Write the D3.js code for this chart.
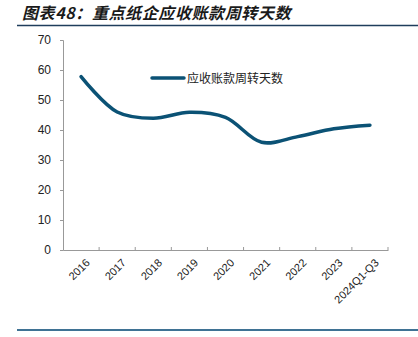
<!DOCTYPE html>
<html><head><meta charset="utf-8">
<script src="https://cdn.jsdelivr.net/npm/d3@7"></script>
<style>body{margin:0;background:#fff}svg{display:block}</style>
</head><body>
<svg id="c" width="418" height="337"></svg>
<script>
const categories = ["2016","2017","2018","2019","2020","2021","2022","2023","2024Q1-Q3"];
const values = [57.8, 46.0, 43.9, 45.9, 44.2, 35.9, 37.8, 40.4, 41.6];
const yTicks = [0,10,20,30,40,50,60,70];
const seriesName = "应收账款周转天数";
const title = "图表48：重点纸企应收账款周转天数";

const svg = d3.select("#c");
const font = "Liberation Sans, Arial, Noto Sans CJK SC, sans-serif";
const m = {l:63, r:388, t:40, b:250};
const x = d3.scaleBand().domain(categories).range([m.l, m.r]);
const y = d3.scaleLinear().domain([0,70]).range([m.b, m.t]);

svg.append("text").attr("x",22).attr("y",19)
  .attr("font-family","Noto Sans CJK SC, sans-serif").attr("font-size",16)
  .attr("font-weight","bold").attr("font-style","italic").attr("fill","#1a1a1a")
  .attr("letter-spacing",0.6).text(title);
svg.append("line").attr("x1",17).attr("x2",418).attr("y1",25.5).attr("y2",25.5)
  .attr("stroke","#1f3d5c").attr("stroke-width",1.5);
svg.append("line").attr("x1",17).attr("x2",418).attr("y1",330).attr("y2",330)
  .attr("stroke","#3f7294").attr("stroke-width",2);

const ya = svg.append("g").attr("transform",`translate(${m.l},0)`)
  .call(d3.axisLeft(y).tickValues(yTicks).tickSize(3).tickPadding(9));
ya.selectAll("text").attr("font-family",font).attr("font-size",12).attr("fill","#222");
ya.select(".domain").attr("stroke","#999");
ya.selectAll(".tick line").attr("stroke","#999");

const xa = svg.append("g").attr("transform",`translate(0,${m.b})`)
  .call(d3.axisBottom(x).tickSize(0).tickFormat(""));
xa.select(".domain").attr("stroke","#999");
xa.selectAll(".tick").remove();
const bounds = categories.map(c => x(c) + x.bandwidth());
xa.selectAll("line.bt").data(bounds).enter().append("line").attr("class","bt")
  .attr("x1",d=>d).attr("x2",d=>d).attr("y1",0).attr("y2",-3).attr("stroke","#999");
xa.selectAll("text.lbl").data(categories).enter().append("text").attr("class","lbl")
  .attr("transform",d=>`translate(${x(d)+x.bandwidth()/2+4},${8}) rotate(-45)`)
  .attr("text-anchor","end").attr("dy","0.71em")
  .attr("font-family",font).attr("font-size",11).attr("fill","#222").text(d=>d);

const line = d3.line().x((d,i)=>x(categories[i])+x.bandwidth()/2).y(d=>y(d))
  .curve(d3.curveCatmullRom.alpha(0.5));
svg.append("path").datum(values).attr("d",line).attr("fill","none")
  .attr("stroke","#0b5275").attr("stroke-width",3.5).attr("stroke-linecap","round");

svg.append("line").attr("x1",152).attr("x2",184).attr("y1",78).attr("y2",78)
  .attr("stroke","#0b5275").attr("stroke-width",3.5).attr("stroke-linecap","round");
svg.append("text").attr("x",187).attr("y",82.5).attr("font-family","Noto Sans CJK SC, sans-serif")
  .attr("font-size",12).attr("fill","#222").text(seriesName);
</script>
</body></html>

━━━━━━

WHAT THIS TASK INVOLVES: Pictures are to be left out; repeat all the remaining data exactly.

FINISHED EXERCISE:
Write the D3.js code for this chart.
<!DOCTYPE html>
<html><head><meta charset="utf-8">
<script src="https://cdn.jsdelivr.net/npm/d3@7"></script>
<style>body{margin:0;background:#fff}svg{display:block}</style>
</head><body>
<svg id="c" width="418" height="337"></svg>
<script>
const categories = ["2016","2017","2018","2019","2020","2021","2022","2023","2024Q1-Q3"];
const values = [57.8, 46.0, 43.9, 45.9, 44.2, 35.9, 37.8, 40.4, 41.6];
const yTicks = [0,10,20,30,40,50,60,70];
const seriesName = "应收账款周转天数";
const title = "图表48：重点纸企应收账款周转天数";

const svg = d3.select("#c");
const font = "Liberation Sans, Arial, Noto Sans CJK SC, sans-serif";
const m = {l:63, r:388, t:40, b:250};
const x = d3.scaleBand().domain(categories).range([m.l, m.r]);
const y = d3.scaleLinear().domain([0,70]).range([m.b, m.t]);

svg.append("text").attr("x",22).attr("y",19)
  .attr("font-family","Noto Sans CJK SC, sans-serif").attr("font-size",16)
  .attr("font-weight","bold").attr("font-style","italic").attr("fill","#1a1a1a")
  .attr("letter-spacing",0.6).text(title);
svg.append("line").attr("x1",17).attr("x2",418).attr("y1",25.5).attr("y2",25.5)
  .attr("stroke","#1f3d5c").attr("stroke-width",1.5);
svg.append("line").attr("x1",17).attr("x2",418).attr("y1",330).attr("y2",330)
  .attr("stroke","#3f7294").attr("stroke-width",2);

const ya = svg.append("g").attr("transform",`translate(${m.l},0)`)
  .call(d3.axisLeft(y).tickValues(yTicks).tickSize(3).tickPadding(9));
ya.selectAll("text").attr("font-family",font).attr("font-size",12).attr("fill","#222");
ya.select(".domain").attr("stroke","#999");
ya.selectAll(".tick line").attr("stroke","#999");

const xa = svg.append("g").attr("transform",`translate(0,${m.b})`)
  .call(d3.axisBottom(x).tickSize(0).tickFormat(""));
xa.select(".domain").attr("stroke","#999");
xa.selectAll(".tick").remove();
const bounds = categories.map(c => x(c) + x.bandwidth());
xa.selectAll("line.bt").data(bounds).enter().append("line").attr("class","bt")
  .attr("x1",d=>d).attr("x2",d=>d).attr("y1",0).attr("y2",-3).attr("stroke","#999");
xa.selectAll("text.lbl").data(categories).enter().append("text").attr("class","lbl")
  .attr("transform",d=>`translate(${x(d)+x.bandwidth()/2+4},${8}) rotate(-45)`)
  .attr("text-anchor","end").attr("dy","0.71em")
  .attr("font-family",font).attr("font-size",11).attr("fill","#222").text(d=>d);

const line = d3.line().x((d,i)=>x(categories[i])+x.bandwidth()/2).y(d=>y(d))
  .curve(d3.curveCatmullRom.alpha(0.5));
svg.append("path").datum(values).attr("d",line).attr("fill","none")
  .attr("stroke","#0b5275").attr("stroke-width",3.5).attr("stroke-linecap","round");

svg.append("line").attr("x1",152).attr("x2",184).attr("y1",78).attr("y2",78)
  .attr("stroke","#0b5275").attr("stroke-width",3.5).attr("stroke-linecap","round");
svg.append("text").attr("x",187).attr("y",82.5).attr("font-family","Noto Sans CJK SC, sans-serif")
  .attr("font-size",12).attr("fill","#222").text(seriesName);
</script>
</body></html>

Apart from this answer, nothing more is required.